TASK PROMPT. Write out the listing, please, but only from its first line through the line containing "const blue = '#5b9bd5', orange", exactly as given and without pictures.

DATA PROVIDED.

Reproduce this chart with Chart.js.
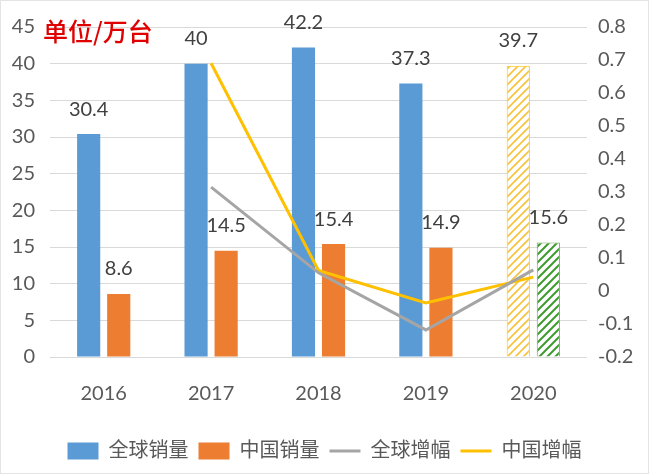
<!DOCTYPE html>
<html><head><meta charset="utf-8">
<script src="https://cdn.jsdelivr.net/npm/chart.js@4.4.0/dist/chart.umd.min.js"></script>
<style>html,body{margin:0;padding:0;background:#fff;} canvas{display:block;}</style>
</head><body>
<canvas id="c" width="649" height="474"></canvas>
<script>
const categories = ['2016', '2017', '2018', '2019', '2020'];
const globalSales = [30.4, 40, 42.2, 37.3, 39.7];
const chinaSales = [8.6, 14.5, 15.4, 14.9, 15.6];
const globalGrowth = [null, 0.315, 0.055, -0.118, 0.064];
const chinaGrowth = [null, 0.69, 0.062, -0.036, 0.042];
const seriesNames = ['全球销量', '中国销量', '全球增幅', '中国增幅'];
const leftTicks = { min: 0, max: 45, step: 5 };
const rightTicks = { min: -0.2, max: 0.8, step: 0.1 };
const unitLabel = '单位/万台';

const FONT = 'Lato, "Noto Sans CJK SC", sans-serif';

function hatch(color, bg, lw) {
  const s = 8;
  const c = document.createElement('canvas');
  c.width = s; c.height = s;
  const g = c.getContext('2d');
  g.fillStyle = bg; g.fillRect(0, 0, s, s);
  g.strokeStyle = color; g.lineWidth = lw;
  g.beginPath();
  g.moveTo(-2, 2); g.lineTo(2, -2);
  g.moveTo(0, s); g.lineTo(s, 0);
  g.moveTo(s - 2, s + 2); g.lineTo(s + 2, s - 2);
  g.stroke();
  return c.getContext('2d').createPattern(c, 'repeat');
}
const yellowHatch = hatch('#f5c23a', '#ffffff', 1.6);
const greenHatch = hatch('#3f9b30', '#ffffff', 2);

const blue = '#5b9bd5', orange = '#ed7d31', gray = '#a5a5a5', yellow = '#ffc000';

const barLabels = {
  id: 'barLabels',
  afterDatasetsDraw(chart) {
    const ctx = chart.ctx;
    ctx.save();
    ctx.font = '20px ' + FONT;
    ctx.fillStyle = '#404040';
    ctx.textAlign = 'center';
    ctx.textBaseline = 'middle';
    [0, 1].forEach(di => {
      const meta = chart.getDatasetMeta(di);
      meta.data.forEach((el, i) => {
        const v = chart.data.datasets[di].data[i];
        ctx.fillText(String(v), el.x, el.y - 25);
      });
    });
    ctx.font = '500 25px "Noto Sans CJK SC", sans-serif';
    ctx.fillStyle = '#e00000';
    ctx.textAlign = 'left';
    ctx.fillText(unitLabel, chart.chartArea.left - 7, chart.chartArea.top + 4);
    ctx.restore();
  },
  afterDraw(chart) {
    const ctx = chart.ctx;
    ctx.save();
    ctx.strokeStyle = '#e4e4e4';
    ctx.lineWidth = 1;
    ctx.strokeRect(0.5, 0.5, chart.width - 1, chart.height - 1);
    ctx.restore();
  }
};

const bg = {
  id: 'bg',
  beforeDraw(chart) {
    const ctx = chart.ctx;
    ctx.save(); ctx.fillStyle = '#fff'; ctx.fillRect(0, 0, chart.width, chart.height); ctx.restore();
  }
};

new Chart(document.getElementById('c'), {
  type: 'bar',
  data: {
    labels: categories,
    datasets: [
      {
        label: seriesNames[0], data: globalSales, yAxisID: 'y', order: 1,
        backgroundColor: [blue, blue, blue, blue, yellowHatch],
        borderColor: [blue, blue, blue, blue, yellow],
        borderWidth: [0, 0, 0, 0, 1],
        categoryPercentage: 0.56, barPercentage: 0.77, pointStyle: 'rect'
      },
      {
        label: seriesNames[1], data: chinaSales, yAxisID: 'y', order: 1,
        backgroundColor: [orange, orange, orange, orange, greenHatch],
        borderColor: [orange, orange, orange, orange, '#70ad47'],
        borderWidth: [0, 0, 0, 0, 1],
        categoryPercentage: 0.56, barPercentage: 0.77, pointStyle: 'rect'
      },
      {
        type: 'line', label: seriesNames[2], data: globalGrowth, yAxisID: 'y1', order: 0,
        borderColor: gray, backgroundColor: gray, borderWidth: 3, pointRadius: 0,
        tension: 0, pointStyle: 'line', spanGaps: false
      },
      {
        type: 'line', label: seriesNames[3], data: chinaGrowth, yAxisID: 'y1', order: 0,
        borderColor: yellow, backgroundColor: yellow, borderWidth: 3, pointRadius: 0,
        tension: 0, pointStyle: 'line', spanGaps: false
      }
    ]
  },
  options: {
    responsive: false,
    animation: false,
    layout: { padding: { top: 27, bottom: 3, left: 0, right: 0 } },
    plugins: {
      tooltip: { enabled: false },
      legend: {
        position: 'bottom',
        labels: {
          usePointStyle: true, pointStyleWidth: 31, boxHeight: 17,
          padding: 10, color: '#595959', font: { size: 20, family: FONT },
          sort: (a, b) => a.datasetIndex - b.datasetIndex
        }
      }
    },
    scales: {
      x: {
        grid: { display: false }, border: { display: false },
        ticks: { color: '#595959', font: { size: 20, family: FONT }, padding: 17 },
        afterFit(s) { s.height = 74; }
      },
      y: {
        position: 'left', min: leftTicks.min, max: leftTicks.max,
        ticks: { stepSize: leftTicks.step, color: '#595959', font: { size: 20, family: FONT }, padding: 15 },
        grid: { color: '#d9d9d9', drawTicks: false }, border: { display: false },
        afterFit(s) { s.width = 50; }
      },
      y1: {
        position: 'right', min: rightTicks.min, max: rightTicks.max,
        ticks: { stepSize: rightTicks.step, color: '#595959', font: { size: 20, family: FONT }, padding: 11,
          callback: v => String(Math.round(v * 10) / 10) },
        grid: { display: false, drawTicks: false }, border: { display: false },
        afterFit(s) { s.width = 62; }
      }
    }
  },
  plugins: [bg, barLabels]
});
</script>
</body></html>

EXERCISE ANSWER.
Reproduce this chart with Chart.js.
<!DOCTYPE html>
<html><head><meta charset="utf-8">
<script src="https://cdn.jsdelivr.net/npm/chart.js@4.4.0/dist/chart.umd.min.js"></script>
<style>html,body{margin:0;padding:0;background:#fff;} canvas{display:block;}</style>
</head><body>
<canvas id="c" width="649" height="474"></canvas>
<script>
const categories = ['2016', '2017', '2018', '2019', '2020'];
const globalSales = [30.4, 40, 42.2, 37.3, 39.7];
const chinaSales = [8.6, 14.5, 15.4, 14.9, 15.6];
const globalGrowth = [null, 0.315, 0.055, -0.118, 0.064];
const chinaGrowth = [null, 0.69, 0.062, -0.036, 0.042];
const seriesNames = ['全球销量', '中国销量', '全球增幅', '中国增幅'];
const leftTicks = { min: 0, max: 45, step: 5 };
const rightTicks = { min: -0.2, max: 0.8, step: 0.1 };
const unitLabel = '单位/万台';

const FONT = 'Lato, "Noto Sans CJK SC", sans-serif';

function hatch(color, bg, lw) {
  const s = 8;
  const c = document.createElement('canvas');
  c.width = s; c.height = s;
  const g = c.getContext('2d');
  g.fillStyle = bg; g.fillRect(0, 0, s, s);
  g.strokeStyle = color; g.lineWidth = lw;
  g.beginPath();
  g.moveTo(-2, 2); g.lineTo(2, -2);
  g.moveTo(0, s); g.lineTo(s, 0);
  g.moveTo(s - 2, s + 2); g.lineTo(s + 2, s - 2);
  g.stroke();
  return c.getContext('2d').createPattern(c, 'repeat');
}
const yellowHatch = hatch('#f5c23a', '#ffffff', 1.6);
const greenHatch = hatch('#3f9b30', '#ffffff', 2);

const blue = '#5b9bd5', orange = '#ed7d31', gray = '#a5a5a5', yellow = '#ffc000';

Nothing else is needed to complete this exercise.